** Start Material provided **

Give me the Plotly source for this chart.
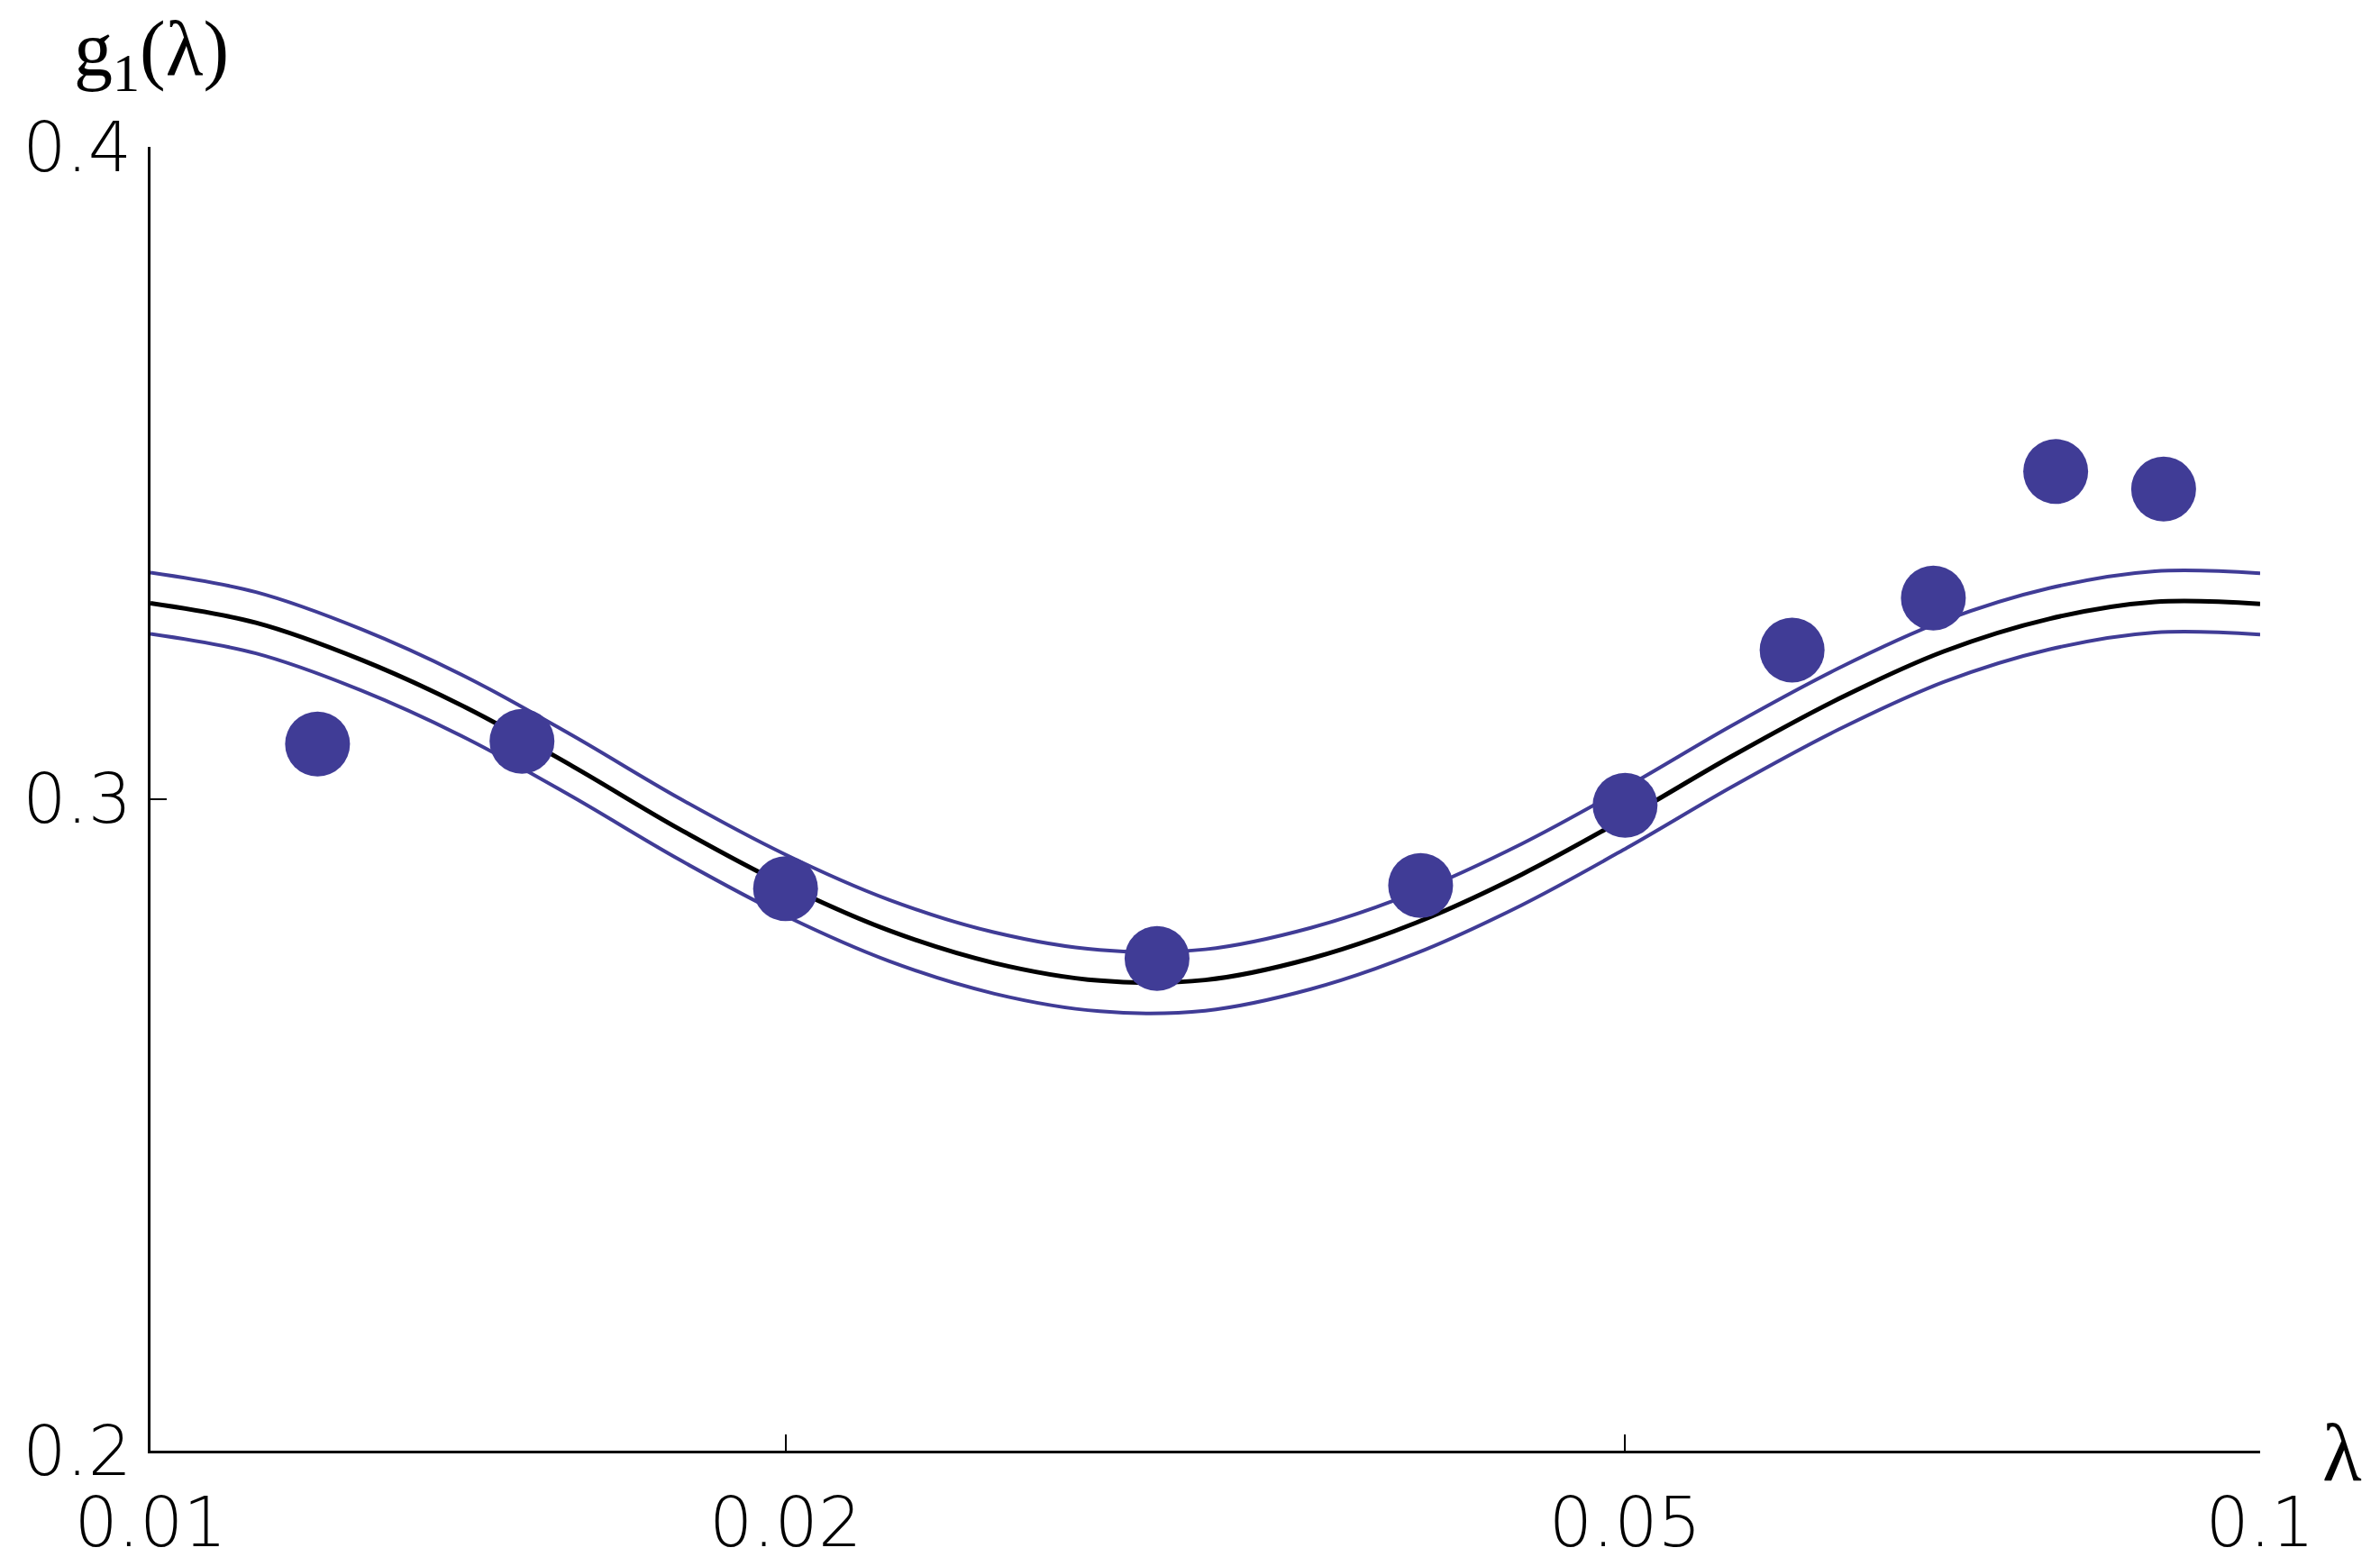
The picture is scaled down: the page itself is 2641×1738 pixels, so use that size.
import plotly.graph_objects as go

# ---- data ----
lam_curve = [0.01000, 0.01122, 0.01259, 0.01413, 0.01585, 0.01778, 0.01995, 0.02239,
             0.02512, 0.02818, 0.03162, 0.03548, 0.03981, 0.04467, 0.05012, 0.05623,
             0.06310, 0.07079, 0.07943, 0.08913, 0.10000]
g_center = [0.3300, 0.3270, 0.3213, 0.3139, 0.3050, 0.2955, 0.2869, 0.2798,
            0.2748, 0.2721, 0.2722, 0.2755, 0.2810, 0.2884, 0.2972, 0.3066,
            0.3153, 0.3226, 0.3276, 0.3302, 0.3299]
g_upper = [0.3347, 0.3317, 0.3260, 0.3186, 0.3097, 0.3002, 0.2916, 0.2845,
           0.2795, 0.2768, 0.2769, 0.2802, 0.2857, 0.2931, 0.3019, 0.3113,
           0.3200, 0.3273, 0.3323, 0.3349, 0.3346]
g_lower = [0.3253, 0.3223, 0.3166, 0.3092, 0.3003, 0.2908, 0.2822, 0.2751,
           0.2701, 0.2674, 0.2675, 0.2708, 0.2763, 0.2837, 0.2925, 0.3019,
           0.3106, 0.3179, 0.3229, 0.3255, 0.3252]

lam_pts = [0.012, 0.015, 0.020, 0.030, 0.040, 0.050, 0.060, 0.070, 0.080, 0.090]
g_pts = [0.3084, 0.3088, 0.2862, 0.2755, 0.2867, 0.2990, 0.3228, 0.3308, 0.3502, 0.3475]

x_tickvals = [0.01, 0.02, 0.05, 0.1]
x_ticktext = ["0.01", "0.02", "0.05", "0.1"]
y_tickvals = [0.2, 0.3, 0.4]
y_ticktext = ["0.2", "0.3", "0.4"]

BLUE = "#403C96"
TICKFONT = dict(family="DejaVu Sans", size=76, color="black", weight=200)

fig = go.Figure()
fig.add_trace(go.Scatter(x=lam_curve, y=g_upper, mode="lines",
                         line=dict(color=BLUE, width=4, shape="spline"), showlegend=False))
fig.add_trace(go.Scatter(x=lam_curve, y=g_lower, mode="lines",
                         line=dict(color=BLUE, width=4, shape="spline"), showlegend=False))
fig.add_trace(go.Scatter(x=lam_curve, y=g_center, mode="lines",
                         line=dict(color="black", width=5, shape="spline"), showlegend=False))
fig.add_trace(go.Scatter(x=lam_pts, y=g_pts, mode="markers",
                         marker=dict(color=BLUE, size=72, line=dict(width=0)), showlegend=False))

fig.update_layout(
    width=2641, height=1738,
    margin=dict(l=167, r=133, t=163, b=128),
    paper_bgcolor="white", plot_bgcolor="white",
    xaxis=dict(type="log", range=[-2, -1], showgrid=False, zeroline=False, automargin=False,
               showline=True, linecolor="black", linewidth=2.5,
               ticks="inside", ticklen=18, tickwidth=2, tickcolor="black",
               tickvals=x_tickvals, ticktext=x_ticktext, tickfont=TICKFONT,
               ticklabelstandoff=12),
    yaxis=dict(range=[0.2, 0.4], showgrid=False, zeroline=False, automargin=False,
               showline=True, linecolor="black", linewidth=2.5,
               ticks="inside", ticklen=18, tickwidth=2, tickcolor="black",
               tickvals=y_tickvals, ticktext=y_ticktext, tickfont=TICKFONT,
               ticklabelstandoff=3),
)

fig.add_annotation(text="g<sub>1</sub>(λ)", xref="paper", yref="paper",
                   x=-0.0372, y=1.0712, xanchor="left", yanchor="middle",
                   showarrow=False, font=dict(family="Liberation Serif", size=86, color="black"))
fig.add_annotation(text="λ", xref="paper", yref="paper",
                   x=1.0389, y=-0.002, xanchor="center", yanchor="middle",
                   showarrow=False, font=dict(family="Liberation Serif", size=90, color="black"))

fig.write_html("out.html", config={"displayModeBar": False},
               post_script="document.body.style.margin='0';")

** End Material provided **

Your goal: Retype everything in the material word for word, minus pictures.

Result:
Give me the Plotly source for this chart.
The picture is scaled down: the page itself is 2641×1738 pixels, so use that size.
import plotly.graph_objects as go

# ---- data ----
lam_curve = [0.01000, 0.01122, 0.01259, 0.01413, 0.01585, 0.01778, 0.01995, 0.02239,
             0.02512, 0.02818, 0.03162, 0.03548, 0.03981, 0.04467, 0.05012, 0.05623,
             0.06310, 0.07079, 0.07943, 0.08913, 0.10000]
g_center = [0.3300, 0.3270, 0.3213, 0.3139, 0.3050, 0.2955, 0.2869, 0.2798,
            0.2748, 0.2721, 0.2722, 0.2755, 0.2810, 0.2884, 0.2972, 0.3066,
            0.3153, 0.3226, 0.3276, 0.3302, 0.3299]
g_upper = [0.3347, 0.3317, 0.3260, 0.3186, 0.3097, 0.3002, 0.2916, 0.2845,
           0.2795, 0.2768, 0.2769, 0.2802, 0.2857, 0.2931, 0.3019, 0.3113,
           0.3200, 0.3273, 0.3323, 0.3349, 0.3346]
g_lower = [0.3253, 0.3223, 0.3166, 0.3092, 0.3003, 0.2908, 0.2822, 0.2751,
           0.2701, 0.2674, 0.2675, 0.2708, 0.2763, 0.2837, 0.2925, 0.3019,
           0.3106, 0.3179, 0.3229, 0.3255, 0.3252]

lam_pts = [0.012, 0.015, 0.020, 0.030, 0.040, 0.050, 0.060, 0.070, 0.080, 0.090]
g_pts = [0.3084, 0.3088, 0.2862, 0.2755, 0.2867, 0.2990, 0.3228, 0.3308, 0.3502, 0.3475]

x_tickvals = [0.01, 0.02, 0.05, 0.1]
x_ticktext = ["0.01", "0.02", "0.05", "0.1"]
y_tickvals = [0.2, 0.3, 0.4]
y_ticktext = ["0.2", "0.3", "0.4"]

BLUE = "#403C96"
TICKFONT = dict(family="DejaVu Sans", size=76, color="black", weight=200)

fig = go.Figure()
fig.add_trace(go.Scatter(x=lam_curve, y=g_upper, mode="lines",
                         line=dict(color=BLUE, width=4, shape="spline"), showlegend=False))
fig.add_trace(go.Scatter(x=lam_curve, y=g_lower, mode="lines",
                         line=dict(color=BLUE, width=4, shape="spline"), showlegend=False))
fig.add_trace(go.Scatter(x=lam_curve, y=g_center, mode="lines",
                         line=dict(color="black", width=5, shape="spline"), showlegend=False))
fig.add_trace(go.Scatter(x=lam_pts, y=g_pts, mode="markers",
                         marker=dict(color=BLUE, size=72, line=dict(width=0)), showlegend=False))

fig.update_layout(
    width=2641, height=1738,
    margin=dict(l=167, r=133, t=163, b=128),
    paper_bgcolor="white", plot_bgcolor="white",
    xaxis=dict(type="log", range=[-2, -1], showgrid=False, zeroline=False, automargin=False,
               showline=True, linecolor="black", linewidth=2.5,
               ticks="inside", ticklen=18, tickwidth=2, tickcolor="black",
               tickvals=x_tickvals, ticktext=x_ticktext, tickfont=TICKFONT,
               ticklabelstandoff=12),
    yaxis=dict(range=[0.2, 0.4], showgrid=False, zeroline=False, automargin=False,
               showline=True, linecolor="black", linewidth=2.5,
               ticks="inside", ticklen=18, tickwidth=2, tickcolor="black",
               tickvals=y_tickvals, ticktext=y_ticktext, tickfont=TICKFONT,
               ticklabelstandoff=3),
)

fig.add_annotation(text="g<sub>1</sub>(λ)", xref="paper", yref="paper",
                   x=-0.0372, y=1.0712, xanchor="left", yanchor="middle",
                   showarrow=False, font=dict(family="Liberation Serif", size=86, color="black"))
fig.add_annotation(text="λ", xref="paper", yref="paper",
                   x=1.0389, y=-0.002, xanchor="center", yanchor="middle",
                   showarrow=False, font=dict(family="Liberation Serif", size=90, color="black"))

fig.write_html("out.html", config={"displayModeBar": False},
               post_script="document.body.style.margin='0';")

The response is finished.